While in graduate school, Bartholomew worked as a field researcher for Heifer International, where she conducted a study on the impact of livestock donation on household nutrition, a study later published in the peer-reviewed journal Food Policy.
Building on her higher education public policy studies and these early career experiences working with people seeking services and assistance, including health services, she joined HHS-OIG in late 2011 as a Program Analyst in the San Francisco regional office.
Bartholomew’s career with HHS-OIG has centered around patient access to care and health care economic incentives. The Medicare Advantage (MA) reports she’s worked on often delve into the topic of structural incentives, she says.
The idea behind MA is to incentivize participating companies to provide high-quality care to beneficiaries. In theory, the program aims to financially reward MA companies for providing high quality services, and in turn, beneficiaries benefit from receiving that high quality care. However, several HHS-OIG reports have indicated that, in practice, the incentive structure does not always work as intended.
In a 2018 report, Bartholomew and her colleagues found that when beneficiaries and health care providers appealed preauthorization and payment denials made by MA organizations, the MA organizations overturned 75 percent of their own denials during 2014-16, overturning about 216,000 denials each year. During the same period, independent reviewers at higher levels of the appeals process overturned additional denials in favor of beneficiaries and providers. This high number of overturned denials raises concerns that some MA plans initially denied services and payments that should have been provided. The findings of this report were especially concerning considering that beneficiaries and providers rarely use the appeals process, which is designed to ensure access to care and payment.

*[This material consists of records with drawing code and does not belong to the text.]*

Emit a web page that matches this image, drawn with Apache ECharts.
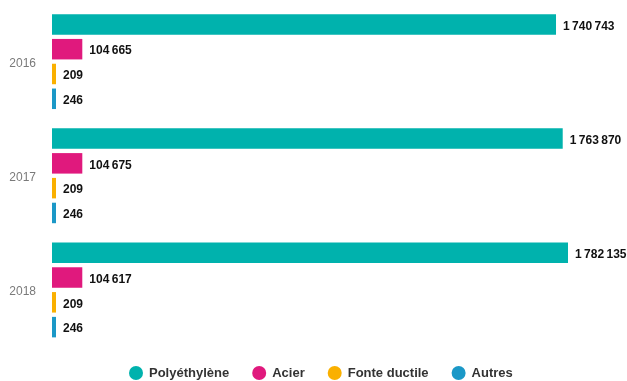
<!DOCTYPE html>
<html>
<head>
<meta charset="utf-8">
<script src="https://cdn.jsdelivr.net/npm/echarts@6/dist/echarts.min.js"></script>
<style>
  html, body { margin: 0; padding: 0; background: #fff; }
  #chart { width: 627px; height: 381px; }
</style>
</head>
<body>
<div id="chart"></div>
<script>
// Network length by pipe material, per year
const years = ['2016', '2017', '2018'];
const polyethylene = [1740743, 1763870, 1782135];
const acier = [104665, 104675, 104617];
const fonteDuctile = [209, 209, 209];
const autres = [246, 246, 246];

const seriesNames = ['Polyéthylène', 'Acier', 'Fonte ductile', 'Autres'];
const seriesData = [polyethylene, acier, fonteDuctile, autres];
const colors = ['#00b2ad', '#e0197d', '#fab000', '#1b98c7'];

const FONT = '"Liberation Sans", Arial, Helvetica, sans-serif';

// French grouping with a thin space between thousands
function formatThousands(v) {
  return String(v).replace(/\B(?=(\d{3})+(?!\d))/g, '\u2009');
}

const chart = echarts.init(document.getElementById('chart'), null, { renderer: 'canvas' });

chart.setOption({
  animation: false,
  color: colors,
  textStyle: { fontFamily: FONT },
  grid: { left: 52, right: 59, top: 4.5, bottom: 34, containLabel: false },
  xAxis: {
    type: 'value',
    min: 0,
    max: function (v) { return v.max; },
    axisLine: { show: false },
    axisTick: { show: false },
    axisLabel: { show: false },
    splitLine: { show: false }
  },
  yAxis: {
    type: 'category',
    data: years,
    inverse: true,
    axisLine: { show: false },
    axisTick: { show: false },
    axisLabel: {
      color: '#7a7a7a', fontSize: 12, margin: 16, fontFamily: FONT,
      verticalAlign: 'top', lineHeight: 4
    },
    splitLine: { show: false }
  },
  legend: {
    left: 124,
    top: 361,
    icon: 'circle',
    itemWidth: 16,
    itemHeight: 14,
    itemGap: 23,
    textStyle: { color: '#333', fontSize: 13, fontWeight: 'bold', fontFamily: FONT, padding: [2, 0, 0, 0] },
    data: seriesNames
  },
  series: seriesNames.map(function (name, i) {
    return {
      name: name,
      type: 'bar',
      data: seriesData[i],
      barWidth: 20.5,
      barGap: '21%',
      barMinHeight: 4,
      itemStyle: { color: colors[i] },
      label: {
        show: true,
        position: 'right',
        distance: 7,
        offset: [0, 2],
        color: '#111',
        fontSize: 12,
        fontWeight: 'bold',
        fontFamily: FONT,
        formatter: function (p) { return formatThousands(p.value); }
      }
    };
  })
});
</script>
</body>
</html>
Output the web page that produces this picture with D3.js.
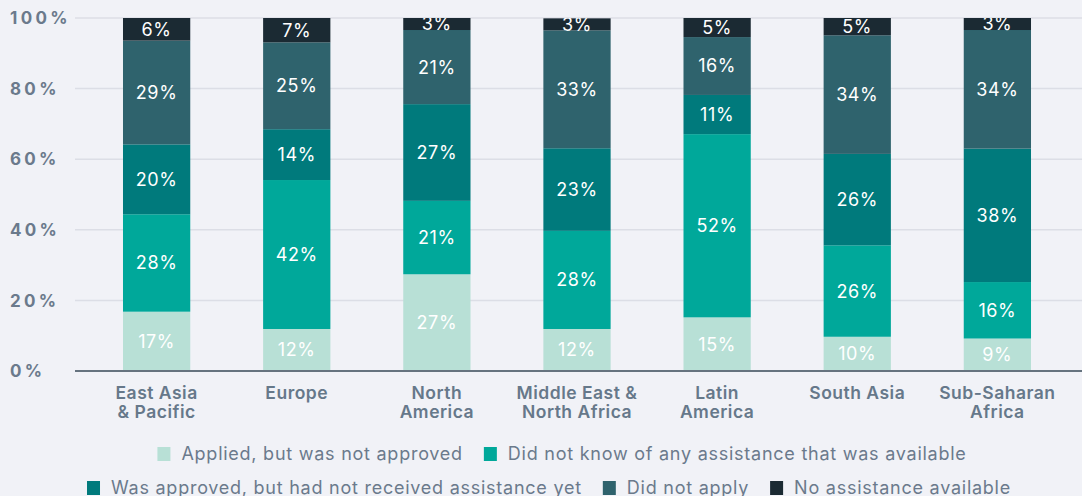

“At the end of the day, the purpose of Federal health care programs is to serve the beneficiaries enrolled in those programs,” she explains. “Making sure beneficiaries have access to high quality services, that they get what they need and what taxpayers are paying for, is important.”
She is currently working with a team of evaluators on a report that looks at Inappropriate Denial of Services and Payment in Medicare Advantage. The team will conduct medical record reviews to determine the extent to which beneficiaries and providers were denied preauthorization or payment for medically necessary services covered by Medicare.
Bartholomew’s life has also been shaped by her experiences outside of the workplace. After getting married in 2019 and giving birth to her son Tommy in May 2020, Bartholomew experienced her work on health care quality in a new light.
“Having a baby is the most contact I’ve had with the health care system. I realized first-hand how much paperwork is involved even with my healthy pregnancy and delivery,” she says. “Unfortunately, the more you need services, the sicker you are, the more the burden navigating the system is and the tougher it must be to shoulder that work.”
To relax away in her free time, Bartholomew and her husband loved to go hiking in the lush wilderness in Northern California. With the addition of her son Tommy, the couple made a few adjustments to their time away from work, with the growing family now taking more modest walks near their home. In addition, the Bartholomew family took up gardening. Their son loves to help with the garden and yard care in a typical toddler way, using a toy chainsaw to mock chop weeds and other vegetation.
“He loves to spend hours outside playing, including in the garden. We joke that he might become an environmentalist,” she says.
Reflecting on her own experiences at work and home, Bartholomew says she is proud to further our agency’s mission to protect the public’s health and well-being as well as the HHS programs that serve so many people in our country.
“I’m very proud to serve our important mission,” she says.